I'm a senior developer with about a decade of experience in the .NET sphere. My advice would be to flip around your approach and evaluate if it doesn't work better that way. I would suggest that you find a project you want to make, maybe something related to another hobby or interest (even if it exists already), and start on building that. Now, for every bit that you need, you look up the theory and examples that apply to it and learn those. Then you take a break, personally I find I need at least one night's sleep, which is probably because it moves stuff from short term to long term memory. Then, you sit down and try your best to do a little something, and evaluate how that went. Maybe you executed it perfectly, great! But maybe you found you learned the wrong thing, or missed something... Also great because now you have your next step.

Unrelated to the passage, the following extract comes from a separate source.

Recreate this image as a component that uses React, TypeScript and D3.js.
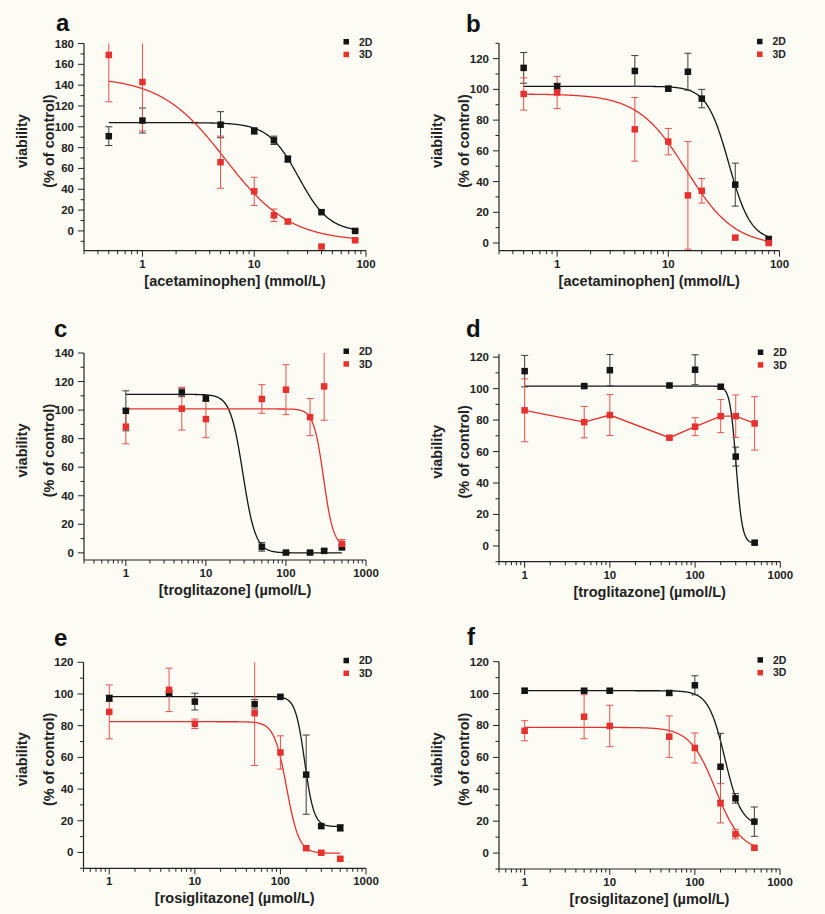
import React from 'react';
import * as d3 from 'd3';

// ---- panel a: acetaminophen (mmol/L)
const concA = [0.5, 1, 5, 10, 15, 20, 40, 80];
const a2D = [91, 106, 102, 96, 87, 69, 18, 0];
const a2DErr = [9, 12, 12.5, 3, 4, 3, 2, 1];
const a3D = [169, 143, 66, 38, 15, 9, -15, -9];
const a3DErr = [45, 47, 25, 13.5, 6, 2, 1, 1];
// logistic fits: [top, bottom, EC50, hill]
const a2DFit = [104, -1, 25, 3.2];
const a3DFit = [148, -10, 5.5, 1.5];

// ---- panel b: acetaminophen (mmol/L)
const concB = [0.5, 1, 5, 10, 15, 20, 40, 80];
const b2D = [114, 102, 112, 100.5, 111.5, 94, 38, 2.6];
const b2DErr = [10, 2, 10, 1.5, 12, 6, 14, 1];
const b3D = [97, 98, 74, 66, 31, 34, 3.5, 0];
const b3DErr = [10.5, 10.5, 20.7, 8.6, 35, 8, 1, 1];
const b2DFit = [102, 1.5, 35, 4.4];
const b3DFit = [97, -2, 14.5, 2.0];

// ---- panel c: troglitazone (µmol/L)
const concC = [1, 5, 10, 50, 100, 200, 300, 500];
const c2D = [99.5, 112.4, 108.2, 4.2, 0.2, 0.2, 1.4, 4];
const c2DErr = [14, 3, 2, 3, 1, 1, 1, 2];
const c3D = [88.4, 101, 93.7, 107.8, 114.3, 95.1, 116.6, 6.3];
const c3DErr = [12, 15, 13, 10, 17.5, 13, 23.7, 3];
const c2DFit = [111, 0, 29, 5.5];
const c3DFit = [100.8, 4, 295, 7];

// ---- panel d: troglitazone (µmol/L), 3D joined point to point
const concD = [1, 5, 10, 50, 100, 200, 300, 500];
const d2D = [111.1, 101.6, 111.7, 102, 112, 101.2, 56.8, 2.1];
const d2DErr = [10, 1, 10, 1, 9.5, 1, 6, 1];
const d3D = [86.2, 78.7, 83.2, 68.8, 75.8, 82.5, 82.5, 77.9];
const d3DErr = [20, 10, 13, 1, 5.7, 10.5, 13.5, 17];
const d2DFit = [101.6, 1.5, 303, 12];

// ---- panel e: rosiglitazone (µmol/L)
const concE = [1, 5, 10, 50, 100, 200, 300, 500];
const e2D = [97.3, 100.5, 95.2, 93.6, 98.2, 49.1, 16.6, 15.5];
const e2DErr = [2, 1, 5.3, 3, 1, 25, 1, 2];
const e3D = [88.7, 102.6, 81.2, 87.9, 63.1, 2.7, -0.2, -4];
const e3DErr = [17, 13.7, 3, 33, 10.5, 1, 1, 1];
const e2DFit = [98.4, 16.3, 192, 8];
const e3DFit = [82.5, -0.5, 118, 6];

// ---- panel f: rosiglitazone (µmol/L)
const concF = [1, 5, 10, 50, 100, 200, 300, 500];
const f2D = [101.8, 101.8, 101.8, 100.4, 105.2, 54.1, 34.3, 19.7];
const f2DErr = [1.5, 1, 1, 1.5, 6, 21, 3, 9.2];
const f3D = [76.7, 85.5, 79.7, 73, 65.9, 31.2, 11.9, 3.3];
const f3DErr = [6.3, 13.8, 13, 13, 9.4, 12.3, 3, 1];
const f2DFit = [101.8, 17, 225, 4.5];
const f3DFit = [78.8, 1, 175, 2.9];

// tick labels
const yTicks180 = [0, 20, 40, 60, 80, 100, 120, 140, 160, 180];
const yTicks140 = [0, 20, 40, 60, 80, 100, 120, 140];
const yTicks120 = [0, 20, 40, 60, 80, 100, 120];
const xTicks100 = [1, 10, 100];
const xTicks1000 = [1, 10, 100, 1000];

const seriesNames = ['2D', '3D'];

const BLACK = '#141414';
const RED = '#e6312e';
const FONT = '"Liberation Sans", Arial, sans-serif';

const panels = [
  {
    key: 'a', left: 84, right: 366, top: 43.5, bottom: 250.7, lx: 56, ly: 31,
    xDomain: [0.3, 100], yDomain: [-19, 180], yTicks: yTicks180, xTicks: xTicks100,
    xTitle: '[acetaminophen] (mmol/L)', conc: concA,
    s2: a2D, e2: a2DErr, s3: a3D, e3: a3DErr, fit2: a2DFit, fit3: a3DFit,
  },
  {
    key: 'b', left: 499, right: 779.5, top: 43.3, bottom: 250.7, lx: 466, ly: 32,
    xDomain: [0.3, 100], yDomain: [-5, 130], yTicks: yTicks120, xTicks: xTicks100,
    xTitle: '[acetaminophen] (mmol/L)', conc: concB,
    s2: b2D, e2: b2DErr, s3: b3D, e3: b3DErr, fit2: b2DFit, fit3: b3DFit,
  },
  {
    key: 'c', left: 84, right: 366, top: 353, bottom: 560, lx: 54, ly: 337,
    xDomain: [0.3, 1000], yDomain: [-5, 140], yTicks: yTicks140, xTicks: xTicks1000,
    xTitle: '[troglitazone] (µmol/L)', conc: concC,
    s2: c2D, e2: c2DErr, s3: c3D, e3: c3DErr, fit2: c2DFit, fit3: c3DFit,
  },
  {
    key: 'd', left: 499, right: 780.3, top: 354, bottom: 561.7, lx: 466, ly: 337,
    xDomain: [0.5, 1000], yDomain: [-10, 122], yTicks: yTicks120, xTicks: xTicks1000,
    xTitle: '[troglitazone] (µmol/L)', conc: concD,
    s2: d2D, e2: d2DErr, s3: d3D, e3: d3DErr, fit2: d2DFit, fit3: null,
  },
  {
    key: 'e', left: 83.5, right: 366, top: 662.3, bottom: 868.3, lx: 54, ly: 646,
    xDomain: [0.5, 1000], yDomain: [-10, 120], yTicks: yTicks120, xTicks: xTicks1000,
    xTitle: '[rosiglitazone] (µmol/L)', conc: concE,
    s2: e2D, e2: e2DErr, s3: e3D, e3: e3DErr, fit2: e2DFit, fit3: e3DFit,
  },
  {
    key: 'f', left: 499, right: 780, top: 661.7, bottom: 869, lx: 467, ly: 645,
    xDomain: [0.5, 1000], yDomain: [-10, 120], yTicks: yTicks120, xTicks: xTicks1000,
    xTitle: '[rosiglitazone] (µmol/L)', conc: concF,
    s2: f2D, e2: f2DErr, s3: f3D, e3: f3DErr, fit2: f2DFit, fit3: f3DFit,
  },
];

const logistic = (p: number[], x: number) => p[1] + (p[0] - p[1]) / (1 + Math.pow(x / p[2], p[3]));

function Panel({ p }: { p: any }) {
  const x = d3.scaleLog().domain(p.xDomain).range([p.left, p.right]);
  const y = d3.scaleLinear().domain(p.yDomain).range([p.bottom, p.top]);
  const line = d3.line<[number, number]>().x(d => x(d[0])).y(d => y(d[1]));

  const lo = d3.min(p.conc) as number;
  const hi = d3.max(p.conc) as number;
  const samples = d3.range(0, 301).map(i => Math.pow(10, Math.log10(lo) + (Math.log10(hi) - Math.log10(lo)) * i / 300));
  const fitPath = (fit: number[]) => line(samples.map(c => [c, logistic(fit, c)] as [number, number])) || '';

  const minorX = x.ticks().filter(t => !p.xTicks.some((m: number) => Math.abs(m - t) < 1e-9));
  const minorY = d3.range(Math.ceil(p.yDomain[0] / 10) * 10, p.yDomain[1] + 0.01, 10).filter(v => v % 20 !== 0);
  const clipId = `clip-${p.key}`;
  const midY = (p.top + p.bottom) / 2 - 6;
  const midX = (p.left + p.right) / 2 + 10;
  const ms = 6.5;

  const series = [
    { vals: p.s2, err: p.e2, color: BLACK, errColor: '#3a3a3a', fit: p.fit2 },
    { vals: p.s3, err: p.e3, color: RED, errColor: '#e8504c', fit: p.fit3 },
  ];

  return (
    <g>
      <defs>
        <clipPath id={clipId}>
          <rect x={p.left} y={p.top} width={p.right - p.left + 6} height={p.bottom - p.top} />
        </clipPath>
      </defs>
      <text x={p.lx} y={p.ly} fontSize={24} fontWeight="bold" fill="#111">{p.key}</text>

      {/* axes */}
      <line x1={p.left} x2={p.left} y1={p.top} y2={p.bottom} stroke="#222" strokeWidth={1.2} />
      <line x1={p.left} x2={p.right} y1={p.bottom} y2={p.bottom} stroke="#222" strokeWidth={1.2} />
      {p.yTicks.map((t: number) => (
        <g key={`yt${t}`}>
          <line x1={p.left - 6} x2={p.left} y1={y(t)} y2={y(t)} stroke="#222" strokeWidth={1} />
          <text x={p.left - 10} y={y(t) + 4} textAnchor="end" fontSize={11.5} fontWeight="bold" fill="#222">{t}</text>
        </g>
      ))}
      {minorY.map((t: number) => (
        <line key={`ym${t}`} x1={p.left - 3.5} x2={p.left} y1={y(t)} y2={y(t)} stroke="#222" strokeWidth={1} />
      ))}
      {p.xTicks.map((t: number) => (
        <g key={`xt${t}`}>
          <line x1={x(t)} x2={x(t)} y1={p.bottom} y2={p.bottom + 6} stroke="#222" strokeWidth={1} />
          <text x={x(t)} y={p.bottom + 17} textAnchor="middle" fontSize={11.5} fontWeight="bold" fill="#222">{t}</text>
        </g>
      ))}
      {minorX.map((t: number) => (
        <line key={`xm${t}`} x1={x(t)} x2={x(t)} y1={p.bottom} y2={p.bottom + 3.5} stroke="#222" strokeWidth={1} />
      ))}

      {/* titles */}
      <text transform={`translate(${p.left - 57},${midY}) rotate(-90)`} textAnchor="middle" fontSize={14.5} fontWeight="bold" fill="#222">viability</text>
      <text transform={`translate(${p.left - 30},${midY}) rotate(-90)`} textAnchor="middle" fontSize={14.5} fontWeight="bold" fill="#222">(% of control)</text>
      <text x={midX} y={p.bottom + 35} textAnchor="middle" fontSize={14.5} fontWeight="bold" fill="#222">{p.xTitle}</text>

      {/* data */}
      <g clipPath={`url(#${clipId})`}>
        {series.map((s, si) => (
          <g key={`s${si}`}>
            {s.fit ? (
              <path d={fitPath(s.fit)} fill="none" stroke={s.color} strokeWidth={1.3} />
            ) : (
              <path d={line(p.conc.map((c: number, i: number) => [c, s.vals[i]] as [number, number])) || ''} fill="none" stroke={s.color} strokeWidth={1.3} />
            )}
            {p.conc.map((c: number, i: number) => {
              const cx = x(c);
              const y1 = y(s.vals[i] + s.err[i]);
              const y2 = y(s.vals[i] - s.err[i]);
              return (
                <g key={`e${i}`} stroke={s.errColor} strokeWidth={1}>
                  <line x1={cx} x2={cx} y1={y1} y2={y2} />
                  <line x1={cx - 3.5} x2={cx + 3.5} y1={y1} y2={y1} />
                  <line x1={cx - 3.5} x2={cx + 3.5} y1={y2} y2={y2} />
                </g>
              );
            })}
          </g>
        ))}
      </g>
      {series.map((s, si) => (
        <g key={`m${si}`}>
          {p.conc.map((c: number, i: number) => (
            <rect key={i} x={x(c) - ms / 2} y={y(s.vals[i]) - ms / 2} width={ms} height={ms} fill={s.color} />
          ))}
        </g>
      ))}

      {/* legend */}
      {seriesNames.map((n, i) => (
        <g key={n}>
          <rect x={p.right - 22.5} y={p.top - 4.5 + i * 12.7} width={5.5} height={5.5} fill={i === 0 ? BLACK : RED} />
          <text x={p.right - 7} y={p.top + 2 + i * 12.7} fontSize={10.5} fontWeight="bold" fill="#222">{n}</text>
        </g>
      ))}
    </g>
  );
}

export default function App() {
  return (
    <svg width={825} height={914} style={{ position: 'absolute', left: 0, top: 0, fontFamily: FONT }}>
      <rect width={825} height={914} fill="#fcfcf5" />
      {panels.map(p => <Panel key={p.key} p={p} />)}
    </svg>
  );
}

I would also suggest once you get a little further in your studies that you find an established project to be a part of. Both in my professional career and in my hobby work, I have found that the biggest motivation to learn something and put up with the effort that takes is by having a reason to. There are other subjects I can study for the sake of learning them, but software development is not it. I will also suggest that if you move on to actually do this for a living, that you keep a hobby project around, because programming for money is a whole different beast than programming for joy. It may sound like "extra work" but it's been instrumental in steering me away from burnout, I thought the suggestion was absolute madness, but I'm glad to admit I was wrong there!
And yeah, I absolutely hit fatigue too. Sometimes at work there are longer periods where I have very little to do, and a common piece of advice is to do self study that is relevant. Great, but after an hour my brain is full and it is like a bucket with a few tiny holes at the bottom, it needs to sit and drain before you can put more into the bucket. That is when you need to do something that isn't work. I often ask my team to go get a coffee / other drink, so we all step outside and talk about non-work stuff. Which sometimes means we cycle back to work stuff or someone hits an aha moment. I might also put on some familiar music and just zone out for a while. I also worked with someone on a hobby project once, who had in fact put a whiteboard in their shower, because they'd often find stepping into the shower meant their brain started to suddenly generate ideas. All of this is to say that non-work is as important as work-work, and why I personally very much dislike the pressures of presentism. There are concious and subconcious processes in your head and both are vital, just like your computer has foreground software running and services in the back.